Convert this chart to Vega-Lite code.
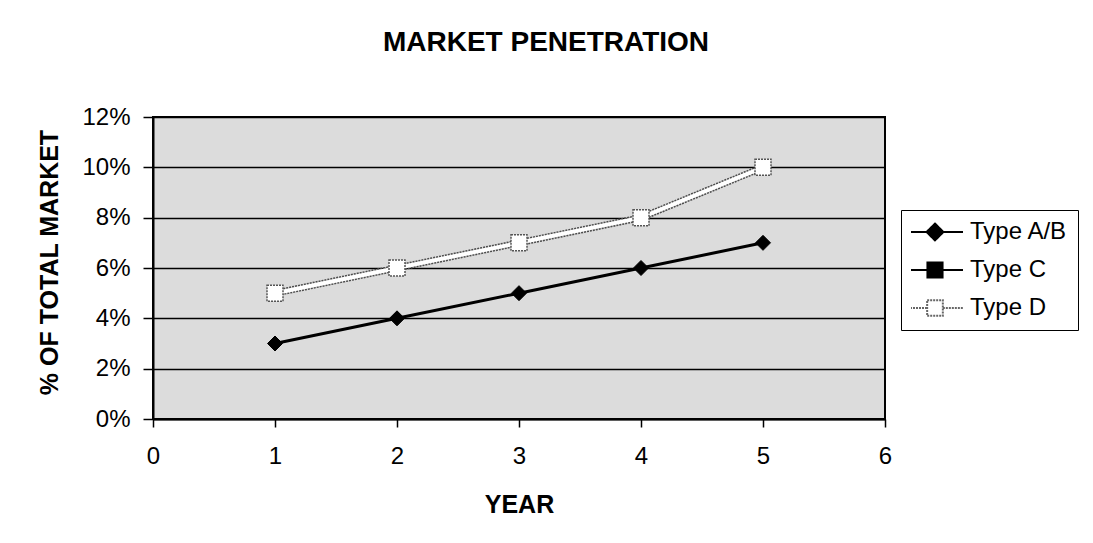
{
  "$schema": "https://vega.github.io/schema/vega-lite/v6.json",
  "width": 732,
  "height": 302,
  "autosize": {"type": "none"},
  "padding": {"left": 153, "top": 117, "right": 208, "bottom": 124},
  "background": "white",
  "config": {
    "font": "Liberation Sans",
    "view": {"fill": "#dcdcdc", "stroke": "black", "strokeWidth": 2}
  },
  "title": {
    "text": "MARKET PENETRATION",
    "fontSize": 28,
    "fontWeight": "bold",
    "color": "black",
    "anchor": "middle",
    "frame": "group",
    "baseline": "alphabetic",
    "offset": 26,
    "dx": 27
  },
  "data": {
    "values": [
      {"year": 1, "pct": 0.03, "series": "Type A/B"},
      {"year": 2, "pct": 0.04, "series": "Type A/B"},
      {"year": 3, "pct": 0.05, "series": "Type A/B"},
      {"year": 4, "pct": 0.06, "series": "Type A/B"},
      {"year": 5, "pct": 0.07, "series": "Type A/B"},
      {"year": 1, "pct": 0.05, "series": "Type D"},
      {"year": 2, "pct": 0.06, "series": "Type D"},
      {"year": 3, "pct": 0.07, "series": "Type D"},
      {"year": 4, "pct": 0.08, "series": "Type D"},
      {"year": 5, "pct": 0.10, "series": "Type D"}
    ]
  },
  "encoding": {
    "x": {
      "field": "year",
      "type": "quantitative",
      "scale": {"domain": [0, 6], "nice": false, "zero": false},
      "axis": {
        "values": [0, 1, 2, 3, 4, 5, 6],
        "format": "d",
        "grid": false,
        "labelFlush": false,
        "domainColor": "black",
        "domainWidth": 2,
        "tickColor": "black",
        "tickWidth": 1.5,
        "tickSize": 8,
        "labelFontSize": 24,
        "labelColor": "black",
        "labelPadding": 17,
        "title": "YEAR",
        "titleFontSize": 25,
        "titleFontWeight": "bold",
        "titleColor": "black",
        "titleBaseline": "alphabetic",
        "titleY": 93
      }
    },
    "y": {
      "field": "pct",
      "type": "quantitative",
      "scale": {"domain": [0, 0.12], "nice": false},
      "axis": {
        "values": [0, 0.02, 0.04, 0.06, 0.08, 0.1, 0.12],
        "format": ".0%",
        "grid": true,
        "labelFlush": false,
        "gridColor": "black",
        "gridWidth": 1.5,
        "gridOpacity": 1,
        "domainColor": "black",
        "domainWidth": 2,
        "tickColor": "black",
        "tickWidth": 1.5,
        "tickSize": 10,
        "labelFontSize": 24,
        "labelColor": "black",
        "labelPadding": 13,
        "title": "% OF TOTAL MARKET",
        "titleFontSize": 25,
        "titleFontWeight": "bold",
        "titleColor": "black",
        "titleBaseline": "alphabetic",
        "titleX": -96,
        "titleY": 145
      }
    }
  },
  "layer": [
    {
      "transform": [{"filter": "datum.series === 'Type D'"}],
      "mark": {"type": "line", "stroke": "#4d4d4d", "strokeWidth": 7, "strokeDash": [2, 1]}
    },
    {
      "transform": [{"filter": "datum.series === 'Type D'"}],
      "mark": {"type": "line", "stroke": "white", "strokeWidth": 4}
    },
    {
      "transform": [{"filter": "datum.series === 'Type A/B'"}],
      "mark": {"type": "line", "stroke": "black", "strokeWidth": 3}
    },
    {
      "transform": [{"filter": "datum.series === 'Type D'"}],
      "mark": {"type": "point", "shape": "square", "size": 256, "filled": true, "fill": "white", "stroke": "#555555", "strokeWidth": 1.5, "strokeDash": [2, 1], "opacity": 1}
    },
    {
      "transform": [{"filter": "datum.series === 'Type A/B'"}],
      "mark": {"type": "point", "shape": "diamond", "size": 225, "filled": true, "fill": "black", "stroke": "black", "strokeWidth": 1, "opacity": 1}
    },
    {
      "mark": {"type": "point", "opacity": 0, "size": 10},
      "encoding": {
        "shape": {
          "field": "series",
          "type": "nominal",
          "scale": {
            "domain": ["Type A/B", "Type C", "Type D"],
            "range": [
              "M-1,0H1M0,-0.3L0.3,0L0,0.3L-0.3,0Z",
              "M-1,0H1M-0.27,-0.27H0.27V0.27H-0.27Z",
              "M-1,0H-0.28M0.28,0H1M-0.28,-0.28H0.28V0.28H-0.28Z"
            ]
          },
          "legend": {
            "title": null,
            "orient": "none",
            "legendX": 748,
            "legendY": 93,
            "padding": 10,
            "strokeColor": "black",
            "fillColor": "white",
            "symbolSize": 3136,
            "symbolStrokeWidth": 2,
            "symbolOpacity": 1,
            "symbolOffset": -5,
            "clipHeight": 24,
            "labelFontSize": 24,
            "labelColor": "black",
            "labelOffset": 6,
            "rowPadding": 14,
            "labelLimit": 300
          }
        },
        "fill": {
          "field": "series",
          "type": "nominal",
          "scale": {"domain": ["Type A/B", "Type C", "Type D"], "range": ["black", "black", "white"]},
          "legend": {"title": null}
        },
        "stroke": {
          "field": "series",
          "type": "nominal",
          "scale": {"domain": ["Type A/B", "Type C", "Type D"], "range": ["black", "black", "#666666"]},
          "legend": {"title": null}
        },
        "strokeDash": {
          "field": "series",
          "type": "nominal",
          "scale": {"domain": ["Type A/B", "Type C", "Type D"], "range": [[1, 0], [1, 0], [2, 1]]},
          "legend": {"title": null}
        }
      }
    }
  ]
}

## INSTRUCTIONS TO FOLLOW
Copy the whole listing above word for word but do not carry over the pictures.

## TASK SOLUTION
Convert this chart to Vega-Lite code.
{
  "$schema": "https://vega.github.io/schema/vega-lite/v6.json",
  "width": 732,
  "height": 302,
  "autosize": {"type": "none"},
  "padding": {"left": 153, "top": 117, "right": 208, "bottom": 124},
  "background": "white",
  "config": {
    "font": "Liberation Sans",
    "view": {"fill": "#dcdcdc", "stroke": "black", "strokeWidth": 2}
  },
  "title": {
    "text": "MARKET PENETRATION",
    "fontSize": 28,
    "fontWeight": "bold",
    "color": "black",
    "anchor": "middle",
    "frame": "group",
    "baseline": "alphabetic",
    "offset": 26,
    "dx": 27
  },
  "data": {
    "values": [
      {"year": 1, "pct": 0.03, "series": "Type A/B"},
      {"year": 2, "pct": 0.04, "series": "Type A/B"},
      {"year": 3, "pct": 0.05, "series": "Type A/B"},
      {"year": 4, "pct": 0.06, "series": "Type A/B"},
      {"year": 5, "pct": 0.07, "series": "Type A/B"},
      {"year": 1, "pct": 0.05, "series": "Type D"},
      {"year": 2, "pct": 0.06, "series": "Type D"},
      {"year": 3, "pct": 0.07, "series": "Type D"},
      {"year": 4, "pct": 0.08, "series": "Type D"},
      {"year": 5, "pct": 0.10, "series": "Type D"}
    ]
  },
  "encoding": {
    "x": {
      "field": "year",
      "type": "quantitative",
      "scale": {"domain": [0, 6], "nice": false, "zero": false},
      "axis": {
        "values": [0, 1, 2, 3, 4, 5, 6],
        "format": "d",
        "grid": false,
        "labelFlush": false,
        "domainColor": "black",
        "domainWidth": 2,
        "tickColor": "black",
        "tickWidth": 1.5,
        "tickSize": 8,
        "labelFontSize": 24,
        "labelColor": "black",
        "labelPadding": 17,
        "title": "YEAR",
        "titleFontSize": 25,
        "titleFontWeight": "bold",
        "titleColor": "black",
        "titleBaseline": "alphabetic",
        "titleY": 93
      }
    },
    "y": {
      "field": "pct",
      "type": "quantitative",
      "scale": {"domain": [0, 0.12], "nice": false},
      "axis": {
        "values": [0, 0.02, 0.04, 0.06, 0.08, 0.1, 0.12],
        "format": ".0%",
        "grid": true,
        "labelFlush": false,
        "gridColor": "black",
        "gridWidth": 1.5,
        "gridOpacity": 1,
        "domainColor": "black",
        "domainWidth": 2,
        "tickColor": "black",
        "tickWidth": 1.5,
        "tickSize": 10,
        "labelFontSize": 24,
        "labelColor": "black",
        "labelPadding": 13,
        "title": "% OF TOTAL MARKET",
        "titleFontSize": 25,
        "titleFontWeight": "bold",
        "titleColor": "black",
        "titleBaseline": "alphabetic",
        "titleX": -96,
        "titleY": 145
      }
    }
  },
  "layer": [
    {
      "transform": [{"filter": "datum.series === 'Type D'"}],
      "mark": {"type": "line", "stroke": "#4d4d4d", "strokeWidth": 7, "strokeDash": [2, 1]}
    },
    {
      "transform": [{"filter": "datum.series === 'Type D'"}],
      "mark": {"type": "line", "stroke": "white", "strokeWidth": 4}
    },
    {
      "transform": [{"filter": "datum.series === 'Type A/B'"}],
      "mark": {"type": "line", "stroke": "black", "strokeWidth": 3}
    },
    {
      "transform": [{"filter": "datum.series === 'Type D'"}],
      "mark": {"type": "point", "shape": "square", "size": 256, "filled": true, "fill": "white", "stroke": "#555555", "strokeWidth": 1.5, "strokeDash": [2, 1], "opacity": 1}
    },
    {
      "transform": [{"filter": "datum.series === 'Type A/B'"}],
      "mark": {"type": "point", "shape": "diamond", "size": 225, "filled": true, "fill": "black", "stroke": "black", "strokeWidth": 1, "opacity": 1}
    },
    {
      "mark": {"type": "point", "opacity": 0, "size": 10},
      "encoding": {
        "shape": {
          "field": "series",
          "type": "nominal",
          "scale": {
            "domain": ["Type A/B", "Type C", "Type D"],
            "range": [
              "M-1,0H1M0,-0.3L0.3,0L0,0.3L-0.3,0Z",
              "M-1,0H1M-0.27,-0.27H0.27V0.27H-0.27Z",
              "M-1,0H-0.28M0.28,0H1M-0.28,-0.28H0.28V0.28H-0.28Z"
            ]
          },
          "legend": {
            "title": null,
            "orient": "none",
            "legendX": 748,
            "legendY": 93,
            "padding": 10,
            "strokeColor": "black",
            "fillColor": "white",
            "symbolSize": 3136,
            "symbolStrokeWidth": 2,
            "symbolOpacity": 1,
            "symbolOffset": -5,
            "clipHeight": 24,
            "labelFontSize": 24,
            "labelColor": "black",
            "labelOffset": 6,
            "rowPadding": 14,
            "labelLimit": 300
          }
        },
        "fill": {
          "field": "series",
          "type": "nominal",
          "scale": {"domain": ["Type A/B", "Type C", "Type D"], "range": ["black", "black", "white"]},
          "legend": {"title": null}
        },
        "stroke": {
          "field": "series",
          "type": "nominal",
          "scale": {"domain": ["Type A/B", "Type C", "Type D"], "range": ["black", "black", "#666666"]},
          "legend": {"title": null}
        },
        "strokeDash": {
          "field": "series",
          "type": "nominal",
          "scale": {"domain": ["Type A/B", "Type C", "Type D"], "range": [[1, 0], [1, 0], [2, 1]]},
          "legend": {"title": null}
        }
      }
    }
  ]
}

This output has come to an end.